— Task requirements —
Transcribe the material exactly. Images do not belong in the copy.

— Data block —

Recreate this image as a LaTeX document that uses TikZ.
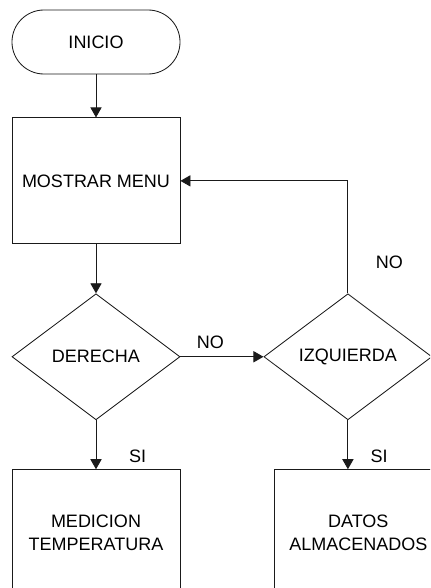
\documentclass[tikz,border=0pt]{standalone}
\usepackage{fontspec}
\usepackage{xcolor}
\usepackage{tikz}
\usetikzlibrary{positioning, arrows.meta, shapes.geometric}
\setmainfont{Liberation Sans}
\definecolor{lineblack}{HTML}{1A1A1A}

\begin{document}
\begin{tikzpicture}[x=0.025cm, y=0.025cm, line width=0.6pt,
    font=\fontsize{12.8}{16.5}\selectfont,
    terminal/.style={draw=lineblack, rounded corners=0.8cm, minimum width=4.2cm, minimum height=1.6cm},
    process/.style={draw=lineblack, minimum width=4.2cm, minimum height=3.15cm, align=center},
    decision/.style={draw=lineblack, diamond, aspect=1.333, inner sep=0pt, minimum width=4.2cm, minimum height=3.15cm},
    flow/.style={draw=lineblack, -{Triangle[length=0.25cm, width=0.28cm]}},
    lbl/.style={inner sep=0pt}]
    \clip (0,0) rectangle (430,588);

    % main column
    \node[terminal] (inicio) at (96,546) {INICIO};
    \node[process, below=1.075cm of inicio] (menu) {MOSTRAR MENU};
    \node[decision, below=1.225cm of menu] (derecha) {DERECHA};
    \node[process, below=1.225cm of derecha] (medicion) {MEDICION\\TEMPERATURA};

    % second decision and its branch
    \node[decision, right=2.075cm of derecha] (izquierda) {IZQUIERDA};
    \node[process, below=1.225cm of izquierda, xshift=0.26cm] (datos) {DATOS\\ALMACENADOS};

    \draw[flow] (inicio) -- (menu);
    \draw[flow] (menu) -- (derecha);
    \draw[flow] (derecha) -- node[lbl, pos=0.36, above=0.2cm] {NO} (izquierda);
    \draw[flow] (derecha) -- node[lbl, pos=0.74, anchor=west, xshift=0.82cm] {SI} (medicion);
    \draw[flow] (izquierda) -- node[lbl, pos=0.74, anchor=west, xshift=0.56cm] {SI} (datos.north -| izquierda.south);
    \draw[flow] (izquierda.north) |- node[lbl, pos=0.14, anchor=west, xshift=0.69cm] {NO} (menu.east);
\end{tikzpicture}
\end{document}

— Task output —
Recreate this image as a LaTeX document that uses TikZ.
\documentclass[tikz,border=0pt]{standalone}
\usepackage{fontspec}
\usepackage{xcolor}
\usepackage{tikz}
\usetikzlibrary{positioning, arrows.meta, shapes.geometric}
\setmainfont{Liberation Sans}
\definecolor{lineblack}{HTML}{1A1A1A}

\begin{document}
\begin{tikzpicture}[x=0.025cm, y=0.025cm, line width=0.6pt,
    font=\fontsize{12.8}{16.5}\selectfont,
    terminal/.style={draw=lineblack, rounded corners=0.8cm, minimum width=4.2cm, minimum height=1.6cm},
    process/.style={draw=lineblack, minimum width=4.2cm, minimum height=3.15cm, align=center},
    decision/.style={draw=lineblack, diamond, aspect=1.333, inner sep=0pt, minimum width=4.2cm, minimum height=3.15cm},
    flow/.style={draw=lineblack, -{Triangle[length=0.25cm, width=0.28cm]}},
    lbl/.style={inner sep=0pt}]
    \clip (0,0) rectangle (430,588);

    % main column
    \node[terminal] (inicio) at (96,546) {INICIO};
    \node[process, below=1.075cm of inicio] (menu) {MOSTRAR MENU};
    \node[decision, below=1.225cm of menu] (derecha) {DERECHA};
    \node[process, below=1.225cm of derecha] (medicion) {MEDICION\\TEMPERATURA};

    % second decision and its branch
    \node[decision, right=2.075cm of derecha] (izquierda) {IZQUIERDA};
    \node[process, below=1.225cm of izquierda, xshift=0.26cm] (datos) {DATOS\\ALMACENADOS};

    \draw[flow] (inicio) -- (menu);
    \draw[flow] (menu) -- (derecha);
    \draw[flow] (derecha) -- node[lbl, pos=0.36, above=0.2cm] {NO} (izquierda);
    \draw[flow] (derecha) -- node[lbl, pos=0.74, anchor=west, xshift=0.82cm] {SI} (medicion);
    \draw[flow] (izquierda) -- node[lbl, pos=0.74, anchor=west, xshift=0.56cm] {SI} (datos.north -| izquierda.south);
    \draw[flow] (izquierda.north) |- node[lbl, pos=0.14, anchor=west, xshift=0.69cm] {NO} (menu.east);
\end{tikzpicture}
\end{document}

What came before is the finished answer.